Elastic stable intramedullary nailing in the treatment of op
This study aims to compare the clinical outcomes of EF vs. ESIN in the treatment for open tibial shaft fracture in children retrospectively. External fixator (EF) is a popular choice for open tibial fractures, but pin tract infection (PTI) and refracture are common complications. Elastic stable intramedullary nail (ESIN) has been reported in the treatment for open tibial fractures.

Patients aged 5–11?years with Gustilo-Anderson II and IIIA tibial shaft fracture were reviewed retrospectively and categorized into EF and ESIN groups. Patients with pathological fracture, neuromuscular disorder, metabolic disease, previous tibial fracture or instrumentation, and polytrauma were excluded.

--In all, 55 patients were included in the EF group, whereas 37 patients were included in the ESIN group. There was no statistically significant difference between the two groups concerning sex, age, body weight, duration from injury to surgery, Gustilo-Anderson (GA) classification, and concomitant injuries.

--There was no case of nonunion and malunion in either group.

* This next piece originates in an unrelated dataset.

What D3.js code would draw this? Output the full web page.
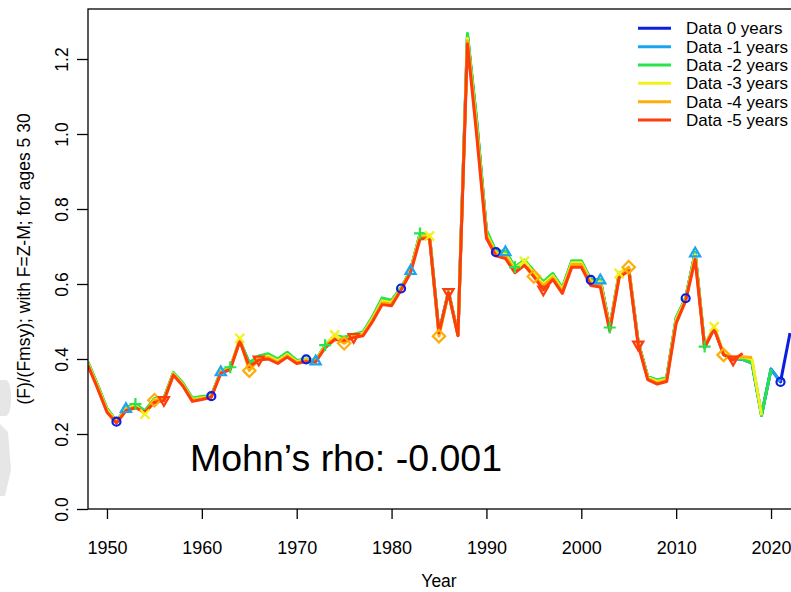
<!DOCTYPE html>
<html>
<head>
<meta charset="utf-8">
<script src="https://cdn.jsdelivr.net/npm/d3@7"></script>
<style>
  html, body { margin: 0; padding: 0; background: #ffffff; }
  svg { display: block; font-family: "Liberation Sans", Arial, sans-serif; }
</style>
</head>
<body>
<svg id="chart" width="791" height="592"></svg>
<script>
// Retrospective F/Fmsy estimates (peels 0 to -5), starting year 1948
const startYear = 1948;

const data0 = [0.390,0.330,0.266,0.233,0.268,0.278,0.260,0.293,0.294,0.362,0.334,0.294,0.298,0.301,0.366,0.377,0.449,0.388,0.406,0.412,
  0.398,0.416,0.395,0.399,0.395,0.436,0.460,0.456,0.464,0.470,0.511,0.560,0.555,0.588,0.636,0.733,0.729,0.469,0.579,0.465,
  1.262,1.025,0.740,0.685,0.686,0.644,0.662,0.633,0.604,0.626,0.588,0.660,0.660,0.611,0.611,0.483,0.628,0.641,0.444,0.352,
  0.343,0.349,0.508,0.562,0.683,0.433,0.484,0.412,0.401,0.399,0.389,0.250,0.373,0.339,0.469];
const data1 = [0.390,0.330,0.266,0.233,0.268,0.278,0.260,0.293,0.294,0.362,0.334,0.294,0.298,0.301,0.366,0.377,0.449,0.388,0.406,0.412,
  0.398,0.416,0.395,0.399,0.395,0.436,0.460,0.456,0.464,0.470,0.511,0.560,0.555,0.588,0.636,0.733,0.729,0.469,0.579,0.465,
  1.262,1.025,0.740,0.686,0.686,0.644,0.662,0.633,0.604,0.626,0.588,0.660,0.660,0.611,0.611,0.483,0.628,0.641,0.444,0.352,
  0.343,0.349,0.508,0.562,0.683,0.433,0.484,0.412,0.401,0.399,0.389,0.250,0.373,0.340];
const data2 = [0.392,0.332,0.268,0.234,0.270,0.280,0.262,0.295,0.296,0.364,0.336,0.296,0.300,0.302,0.367,0.378,0.450,0.390,0.408,0.414,
  0.400,0.418,0.396,0.400,0.397,0.437,0.462,0.458,0.466,0.472,0.513,0.563,0.557,0.590,0.637,0.735,0.730,0.470,0.580,0.466,
  1.268,1.030,0.744,0.688,0.688,0.645,0.664,0.635,0.606,0.628,0.590,0.662,0.662,0.611,0.611,0.484,0.630,0.642,0.445,0.353,
  0.344,0.350,0.510,0.563,0.683,0.433,0.484,0.413,0.402,0.400,0.390,0.250,0.373];
const data3 = [0.388,0.328,0.264,0.232,0.267,0.276,0.253,0.292,0.293,0.361,0.332,0.292,0.296,0.300,0.365,0.376,0.455,0.375,0.403,0.408,
  0.395,0.412,0.393,0.398,0.395,0.435,0.464,0.448,0.463,0.468,0.508,0.555,0.551,0.587,0.635,0.731,0.728,0.466,0.578,0.464,
  1.255,1.010,0.733,0.683,0.680,0.641,0.660,0.628,0.600,0.622,0.585,0.657,0.657,0.607,0.606,0.481,0.628,0.640,0.442,0.350,
  0.340,0.346,0.505,0.560,0.678,0.433,0.486,0.415,0.405,0.405,0.400,0.250];
const data4 = [0.385,0.325,0.261,0.231,0.265,0.273,0.256,0.290,0.291,0.359,0.330,0.290,0.294,0.300,0.364,0.374,0.452,0.369,0.400,0.404,
  0.391,0.409,0.391,0.396,0.394,0.433,0.458,0.442,0.460,0.465,0.504,0.550,0.547,0.586,0.633,0.726,0.725,0.461,0.577,0.463,
  1.248,1.000,0.728,0.680,0.675,0.636,0.655,0.620,0.595,0.617,0.580,0.652,0.652,0.603,0.600,0.478,0.622,0.645,0.440,0.348,
  0.336,0.343,0.500,0.558,0.672,0.432,0.483,0.411,0.405,0.406,0.404];
const data5 = [0.382,0.322,0.258,0.229,0.262,0.270,0.258,0.284,0.289,0.357,0.328,0.287,0.292,0.298,0.362,0.372,0.448,0.380,0.397,0.400,
  0.388,0.405,0.388,0.393,0.392,0.430,0.452,0.450,0.457,0.462,0.500,0.545,0.542,0.584,0.630,0.720,0.722,0.470,0.577,0.462,
  1.240,0.990,0.722,0.675,0.668,0.630,0.650,0.620,0.584,0.612,0.575,0.645,0.645,0.596,0.592,0.475,0.618,0.635,0.437,0.345,
  0.333,0.340,0.495,0.555,0.665,0.430,0.480,0.412,0.397,0.415];

const seriesNames = ["Data 0 years", "Data -1 years", "Data -2 years", "Data -3 years", "Data -4 years", "Data -5 years"];
const seriesValues = [data0, data1, data2, data3, data4, data5];
const seriesColors = ["#0a1fe0", "#1ba4f0", "#25e54a", "#f2f21a", "#ffad0a", "#ff3d0a"];
const markerShapes = ["circle", "triangle", "plus", "cross", "diamond", "triangleDown"];

const xTicks = [1950, 1960, 1970, 1980, 1990, 2000, 2010, 2020];
const yTicks = [0.0, 0.2, 0.4, 0.6, 0.8, 1.0, 1.2];
const yTitle = "(F)/(Fmsy); with F=Z-M; for ages 5 30";
const xTitle = "Year";
const rhoLabel = "Mohn\u2019s rho: -0.001";

const svg = d3.select("#chart");
const plotL = 88, plotR = 790, plotT = 9, plotB = 509;

const x = d3.scaleLinear().domain([1948, 2022]).range([plotL, plotR]);
const y = d3.scaleLinear().domain([0, 4 / 3]).range([plotB, plotT]);

// faint grey shapes at the left margin
svg.append("path")
  .attr("d", "M0,380 L6,380 Q11,382 11,398 Q11,414 6,416 L0,416 Z")
  .attr("fill", "#e6e6e6");
svg.append("path")
  .attr("d", "M0,424 L8,432 L11,470 L5,496 L0,496 Z")
  .attr("fill", "#e6e6e6");

svg.append("clipPath").attr("id", "plotclip")
  .append("rect").attr("x", plotL).attr("y", plotT).attr("width", plotR - plotL + 2).attr("height", plotB - plotT);

const plot = svg.append("g").attr("clip-path", "url(#plotclip)");

const line = d3.line()
  .x((d, i) => x(startYear + i))
  .y(d => y(d));

seriesValues.forEach((vals, k) => {
  plot.append("path")
    .datum(vals)
    .attr("fill", "none")
    .attr("stroke", seriesColors[k])
    .attr("stroke-width", 3)
    .attr("stroke-linejoin", "round")
    .attr("d", line);
});

function markerPath(shape, s) {
  switch (shape) {
    case "triangle": {
      const h = s * 1.9;
      return `M0,${-h * 0.6} L${s * 1.1},${h * 0.4} L${-s * 1.1},${h * 0.4} Z`;
    }
    case "triangleDown": {
      const h = s * 1.9;
      return `M0,${h * 0.6} L${s * 1.1},${-h * 0.4} L${-s * 1.1},${-h * 0.4} Z`;
    }
    case "plus": return `M${-s * 1.3},0 L${s * 1.3},0 M0,${-s * 1.3} L0,${s * 1.3}`;
    case "cross": return `M${-s},${-s} L${s},${s} M${-s},${s} L${s},${-s}`;
    case "diamond": return `M0,${-s * 1.35} L${s * 1.35},0 L0,${s * 1.35} L${-s * 1.35},0 Z`;
  }
  return "";
}

// markers every ten years, staggered by one year per peel
seriesValues.forEach((vals, k) => {
  const pts = vals.map((v, i) => ({ yr: startYear + i, v }))
    .filter(d => (d.yr - 1951 - k) % 10 === 0);
  const g = plot.append("g");
  pts.forEach(d => {
    if (markerShapes[k] === "circle") {
      g.append("circle")
        .attr("cx", x(d.yr)).attr("cy", y(d.v)).attr("r", 4)
        .attr("fill", "none").attr("stroke", seriesColors[k]).attr("stroke-width", 2.2);
    } else {
      g.append("path")
        .attr("transform", `translate(${x(d.yr)},${y(d.v)})`)
        .attr("d", markerPath(markerShapes[k], 4.6))
        .attr("fill", "none").attr("stroke", seriesColors[k]).attr("stroke-width", 2.2);
    }
  });
});

// frame (right side falls just past the canvas edge)
svg.append("rect")
  .attr("x", plotL).attr("y", plotT).attr("width", plotR - plotL + 2).attr("height", plotB - plotT)
  .attr("fill", "none").attr("stroke", "#000").attr("stroke-width", 1.3);

// axes
const yAxis = svg.append("g")
  .attr("transform", `translate(${plotL},0)`)
  .call(d3.axisLeft(y).tickValues(yTicks).tickFormat(d3.format(".1f")).tickSize(11).tickSizeOuter(0));
yAxis.select(".domain").remove();
yAxis.selectAll(".tick line").attr("stroke", "#000").attr("stroke-width", 1.3);
yAxis.selectAll(".tick text")
  .attr("transform", "rotate(-90)")
  .attr("x", 0).attr("y", -20).attr("dy", 0)
  .attr("text-anchor", "middle")
  .attr("font-size", 17.5).attr("fill", "#000")
  .attr("font-family", "Liberation Sans, Arial, sans-serif");

const xAxis = svg.append("g")
  .attr("transform", `translate(0,${plotB})`)
  .call(d3.axisBottom(x).tickValues(xTicks).tickFormat(d3.format("d")).tickSize(10).tickSizeOuter(0));
xAxis.select(".domain").remove();
xAxis.selectAll(".tick line").attr("stroke", "#000").attr("stroke-width", 1.3);
xAxis.selectAll(".tick text")
  .attr("y", 45).attr("dy", 0)
  .attr("font-size", 18).attr("fill", "#000")
  .attr("font-family", "Liberation Sans, Arial, sans-serif");

// axis titles
svg.append("text")
  .attr("transform", `translate(30,${(plotT + plotB) / 2}) rotate(-90)`)
  .attr("text-anchor", "middle")
  .attr("font-size", 17.5)
  .text(yTitle);

svg.append("text")
  .attr("x", (plotL + plotR) / 2).attr("y", 587)
  .attr("text-anchor", "middle")
  .attr("font-size", 17.5)
  .text(xTitle);

// Mohn's rho annotation
svg.append("text")
  .attr("x", 190).attr("y", 471)
  .attr("font-size", 37.5)
  .text(rhoLabel);

// legend
const legend = svg.append("g");
seriesNames.forEach((name, k) => {
  const ly = 28.3 + k * 18.35;
  legend.append("line")
    .attr("x1", 638).attr("x2", 671).attr("y1", ly).attr("y2", ly)
    .attr("stroke", seriesColors[k]).attr("stroke-width", 3);
  legend.append("text")
    .attr("x", 686).attr("y", ly + 6)
    .attr("font-size", 17)
    .text(name);
});
</script>
</body>
</html>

--The angulation at the latest follow-up was higher in the EF group than the ESIN group. The radiological union was faster in the ESIN group than those in the EF group.

--Limb length discrepancy (LLD) was more in the EF group than in the ESIN group.

Finally, in selected patients with GA grade II and IIIA open tibial fractures, ESIN is a viable choice with equivalent clinical outcomes to an external fixator. The most troublesome consequence in the EF group is pin tract infection, while implant prominence is a concern in the ESIN group.